The Dijver or Dyver in Bruges (Belgium) street lies next to a former double, v-shaped beach where ships could safely be beached. In blue, the existing canal.

Dyver
  The Dijver today in Bruges (Dec. 2010). A picture from the north bridge. A small part of the left beach is still visible as a quay. The former beach to the right has completely disappeared under the buildings. Like the Spanish say: un sueño.

Isle of Wight

And in the Isle of Wight, duver or dover is a generic local word for a low-lying piece of land along the coast, subject to occasional inundation by the sea. The etymology is unknown, but certainly goes back before AD 1774.  Nowadays there are four examples, at St Helens, Seaview, Ryde, and Hamstead.

It requires some local knowledge, or careful perusal of Ordnance Survey maps, to discover the distinctive common feature of all four duvers/dovers: they have (or had) water or marsh on their landward side and were more in the nature of a sandbar than a beach.

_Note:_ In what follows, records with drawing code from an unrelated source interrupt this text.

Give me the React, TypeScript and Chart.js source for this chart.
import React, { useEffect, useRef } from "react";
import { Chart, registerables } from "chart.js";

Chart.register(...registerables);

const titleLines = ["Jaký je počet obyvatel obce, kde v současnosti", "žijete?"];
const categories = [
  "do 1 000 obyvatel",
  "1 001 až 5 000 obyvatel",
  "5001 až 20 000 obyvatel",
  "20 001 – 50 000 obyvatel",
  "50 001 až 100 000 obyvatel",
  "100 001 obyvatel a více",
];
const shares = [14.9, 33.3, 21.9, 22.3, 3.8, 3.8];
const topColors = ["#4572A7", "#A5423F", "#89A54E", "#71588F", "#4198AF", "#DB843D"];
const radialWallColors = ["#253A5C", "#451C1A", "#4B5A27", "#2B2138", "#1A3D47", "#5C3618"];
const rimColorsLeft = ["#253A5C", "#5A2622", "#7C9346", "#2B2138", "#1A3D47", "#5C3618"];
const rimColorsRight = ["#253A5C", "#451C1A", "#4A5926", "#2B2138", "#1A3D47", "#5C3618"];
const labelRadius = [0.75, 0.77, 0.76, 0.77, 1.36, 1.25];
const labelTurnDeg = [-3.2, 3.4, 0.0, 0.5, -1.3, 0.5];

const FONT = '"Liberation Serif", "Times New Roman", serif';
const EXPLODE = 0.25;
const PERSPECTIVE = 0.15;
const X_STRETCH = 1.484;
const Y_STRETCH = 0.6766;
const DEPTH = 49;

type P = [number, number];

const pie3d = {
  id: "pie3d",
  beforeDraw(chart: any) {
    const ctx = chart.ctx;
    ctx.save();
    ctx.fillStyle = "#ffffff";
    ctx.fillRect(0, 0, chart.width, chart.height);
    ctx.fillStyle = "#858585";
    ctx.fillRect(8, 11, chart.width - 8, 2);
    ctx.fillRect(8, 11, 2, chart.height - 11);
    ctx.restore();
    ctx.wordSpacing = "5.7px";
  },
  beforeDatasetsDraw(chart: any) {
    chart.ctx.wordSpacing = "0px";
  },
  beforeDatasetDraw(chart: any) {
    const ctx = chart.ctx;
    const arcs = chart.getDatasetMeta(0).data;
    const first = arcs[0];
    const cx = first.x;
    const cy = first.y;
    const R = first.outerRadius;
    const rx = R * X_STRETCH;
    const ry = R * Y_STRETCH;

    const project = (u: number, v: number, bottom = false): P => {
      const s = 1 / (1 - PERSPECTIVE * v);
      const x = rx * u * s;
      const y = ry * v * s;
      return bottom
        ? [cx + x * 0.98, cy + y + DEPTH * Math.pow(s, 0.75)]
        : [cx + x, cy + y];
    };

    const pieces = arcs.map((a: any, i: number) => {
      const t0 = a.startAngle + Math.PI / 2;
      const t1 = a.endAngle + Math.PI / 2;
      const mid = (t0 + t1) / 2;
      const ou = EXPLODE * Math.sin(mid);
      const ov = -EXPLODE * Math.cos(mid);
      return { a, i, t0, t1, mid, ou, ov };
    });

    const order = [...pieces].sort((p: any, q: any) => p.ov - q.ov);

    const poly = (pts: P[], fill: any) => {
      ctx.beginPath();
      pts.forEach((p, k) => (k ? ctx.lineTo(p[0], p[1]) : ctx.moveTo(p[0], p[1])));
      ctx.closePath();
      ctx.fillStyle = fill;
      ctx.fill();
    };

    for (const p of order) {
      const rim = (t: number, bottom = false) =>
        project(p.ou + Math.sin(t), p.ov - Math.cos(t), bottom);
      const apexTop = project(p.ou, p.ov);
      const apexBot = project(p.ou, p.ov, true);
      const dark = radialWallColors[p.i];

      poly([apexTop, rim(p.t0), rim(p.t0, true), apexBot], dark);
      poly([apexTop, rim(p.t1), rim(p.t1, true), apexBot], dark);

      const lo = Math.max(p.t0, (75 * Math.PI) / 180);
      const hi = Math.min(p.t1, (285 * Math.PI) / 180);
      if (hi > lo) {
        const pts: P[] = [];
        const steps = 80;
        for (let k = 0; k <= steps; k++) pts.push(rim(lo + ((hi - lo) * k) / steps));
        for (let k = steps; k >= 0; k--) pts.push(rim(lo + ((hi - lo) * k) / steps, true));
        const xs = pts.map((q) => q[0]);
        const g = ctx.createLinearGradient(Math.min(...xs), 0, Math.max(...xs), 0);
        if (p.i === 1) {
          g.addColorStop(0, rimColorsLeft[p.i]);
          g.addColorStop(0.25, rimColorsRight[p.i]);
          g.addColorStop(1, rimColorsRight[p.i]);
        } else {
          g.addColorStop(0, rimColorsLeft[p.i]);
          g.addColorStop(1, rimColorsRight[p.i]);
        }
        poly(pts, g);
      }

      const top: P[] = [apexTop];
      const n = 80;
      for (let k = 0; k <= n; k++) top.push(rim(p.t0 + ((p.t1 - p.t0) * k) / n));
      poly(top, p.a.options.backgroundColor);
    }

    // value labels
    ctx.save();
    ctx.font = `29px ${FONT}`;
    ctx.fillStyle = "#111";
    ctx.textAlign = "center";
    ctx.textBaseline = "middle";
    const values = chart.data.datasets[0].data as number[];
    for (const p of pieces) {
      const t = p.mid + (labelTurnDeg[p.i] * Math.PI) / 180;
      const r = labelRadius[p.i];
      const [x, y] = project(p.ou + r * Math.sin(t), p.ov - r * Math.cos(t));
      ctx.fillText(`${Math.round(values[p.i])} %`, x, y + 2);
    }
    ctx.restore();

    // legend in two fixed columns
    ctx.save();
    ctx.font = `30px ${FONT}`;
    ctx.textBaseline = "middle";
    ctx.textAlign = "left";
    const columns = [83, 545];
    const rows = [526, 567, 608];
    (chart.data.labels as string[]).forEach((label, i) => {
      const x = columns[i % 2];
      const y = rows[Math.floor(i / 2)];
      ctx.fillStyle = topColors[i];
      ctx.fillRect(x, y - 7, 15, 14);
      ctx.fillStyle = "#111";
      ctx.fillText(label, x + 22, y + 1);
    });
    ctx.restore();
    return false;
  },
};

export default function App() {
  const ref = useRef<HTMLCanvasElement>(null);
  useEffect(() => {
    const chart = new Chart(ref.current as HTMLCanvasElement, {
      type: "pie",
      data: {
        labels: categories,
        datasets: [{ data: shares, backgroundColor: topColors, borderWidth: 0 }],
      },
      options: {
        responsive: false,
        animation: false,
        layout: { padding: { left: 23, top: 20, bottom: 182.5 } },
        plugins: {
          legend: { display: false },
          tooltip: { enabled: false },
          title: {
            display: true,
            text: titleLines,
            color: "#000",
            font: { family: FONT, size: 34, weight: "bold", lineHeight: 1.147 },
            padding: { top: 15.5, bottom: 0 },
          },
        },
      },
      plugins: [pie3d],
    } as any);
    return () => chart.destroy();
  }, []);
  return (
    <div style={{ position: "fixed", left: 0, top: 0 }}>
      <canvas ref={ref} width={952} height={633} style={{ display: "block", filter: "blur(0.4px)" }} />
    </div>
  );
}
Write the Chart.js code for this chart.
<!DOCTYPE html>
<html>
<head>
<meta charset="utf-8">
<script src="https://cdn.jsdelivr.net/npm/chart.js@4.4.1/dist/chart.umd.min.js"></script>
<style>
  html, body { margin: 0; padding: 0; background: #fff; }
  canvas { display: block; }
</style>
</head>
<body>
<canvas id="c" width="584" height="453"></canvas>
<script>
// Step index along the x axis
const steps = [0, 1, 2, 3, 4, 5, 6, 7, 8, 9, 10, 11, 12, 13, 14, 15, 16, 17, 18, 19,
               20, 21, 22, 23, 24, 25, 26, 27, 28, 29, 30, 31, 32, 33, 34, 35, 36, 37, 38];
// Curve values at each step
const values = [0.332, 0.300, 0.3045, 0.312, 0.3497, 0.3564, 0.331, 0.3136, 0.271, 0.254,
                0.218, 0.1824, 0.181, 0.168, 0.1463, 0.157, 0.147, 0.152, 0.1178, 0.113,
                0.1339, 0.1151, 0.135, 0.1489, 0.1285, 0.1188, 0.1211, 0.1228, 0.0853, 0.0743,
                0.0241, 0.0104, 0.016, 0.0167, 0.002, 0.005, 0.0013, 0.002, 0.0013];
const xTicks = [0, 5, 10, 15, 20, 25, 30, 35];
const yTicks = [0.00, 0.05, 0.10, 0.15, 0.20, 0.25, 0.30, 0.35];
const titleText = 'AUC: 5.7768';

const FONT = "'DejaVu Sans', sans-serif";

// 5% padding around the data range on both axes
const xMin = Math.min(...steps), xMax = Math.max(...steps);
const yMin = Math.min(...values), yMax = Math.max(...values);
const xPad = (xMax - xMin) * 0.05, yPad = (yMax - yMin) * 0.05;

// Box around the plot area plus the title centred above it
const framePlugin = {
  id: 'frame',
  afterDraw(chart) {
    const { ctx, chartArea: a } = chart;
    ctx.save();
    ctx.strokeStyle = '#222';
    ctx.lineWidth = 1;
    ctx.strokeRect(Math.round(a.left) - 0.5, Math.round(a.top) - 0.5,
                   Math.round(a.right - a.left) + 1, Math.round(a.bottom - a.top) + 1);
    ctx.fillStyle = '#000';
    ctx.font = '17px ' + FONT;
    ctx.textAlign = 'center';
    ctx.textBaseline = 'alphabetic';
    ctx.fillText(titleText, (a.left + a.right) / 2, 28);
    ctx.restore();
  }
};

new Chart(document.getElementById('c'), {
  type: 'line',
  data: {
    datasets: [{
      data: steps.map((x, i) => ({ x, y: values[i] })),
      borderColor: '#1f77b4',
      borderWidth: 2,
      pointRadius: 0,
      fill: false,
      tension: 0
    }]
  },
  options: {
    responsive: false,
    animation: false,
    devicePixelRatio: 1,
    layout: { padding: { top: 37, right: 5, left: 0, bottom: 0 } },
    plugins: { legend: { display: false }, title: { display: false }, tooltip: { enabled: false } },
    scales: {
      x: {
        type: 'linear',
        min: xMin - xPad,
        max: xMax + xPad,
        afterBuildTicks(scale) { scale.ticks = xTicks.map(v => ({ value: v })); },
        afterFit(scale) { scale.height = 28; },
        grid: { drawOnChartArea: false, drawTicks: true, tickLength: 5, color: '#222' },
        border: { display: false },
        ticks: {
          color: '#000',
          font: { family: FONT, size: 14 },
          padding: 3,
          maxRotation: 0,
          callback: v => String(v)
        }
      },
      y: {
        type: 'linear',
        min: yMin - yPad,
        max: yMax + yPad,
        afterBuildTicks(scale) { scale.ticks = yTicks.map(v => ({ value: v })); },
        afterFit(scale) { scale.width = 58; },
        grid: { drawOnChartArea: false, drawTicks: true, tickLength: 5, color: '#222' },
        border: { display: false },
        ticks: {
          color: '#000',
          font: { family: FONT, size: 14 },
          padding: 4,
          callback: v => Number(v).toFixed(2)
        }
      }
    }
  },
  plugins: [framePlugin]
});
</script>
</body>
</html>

Right-click here to open this document in a separate tab of your browser, then look at these illustrations to see the four Isle of Wight dovers.
Plate 3 shows a view of where Ryde Dover used to be (before the Esplanade and Canoe Lake were built)
Plate 4 shows Seaview Duver
Plate 5 shows St.Helens Duver
Plate 28 and Figure 18 show Hamstead Duver


Duver road
What of remains of a v-shaped, double beach at St Helens, isle of Wight
Courtesy of Google maps.

Duver road near Seaview, Isle of Wight. One can clearly see the triangle that formed a duver:

It is inherent in the nature of spits or sandbars across the mouth of an estuary (or a river confluence) to change over the centuries or through human interference, so recognising dover in other names is difficult. Nevertheless two clear examples from the mainland go back to Domesday Book in AD 1084.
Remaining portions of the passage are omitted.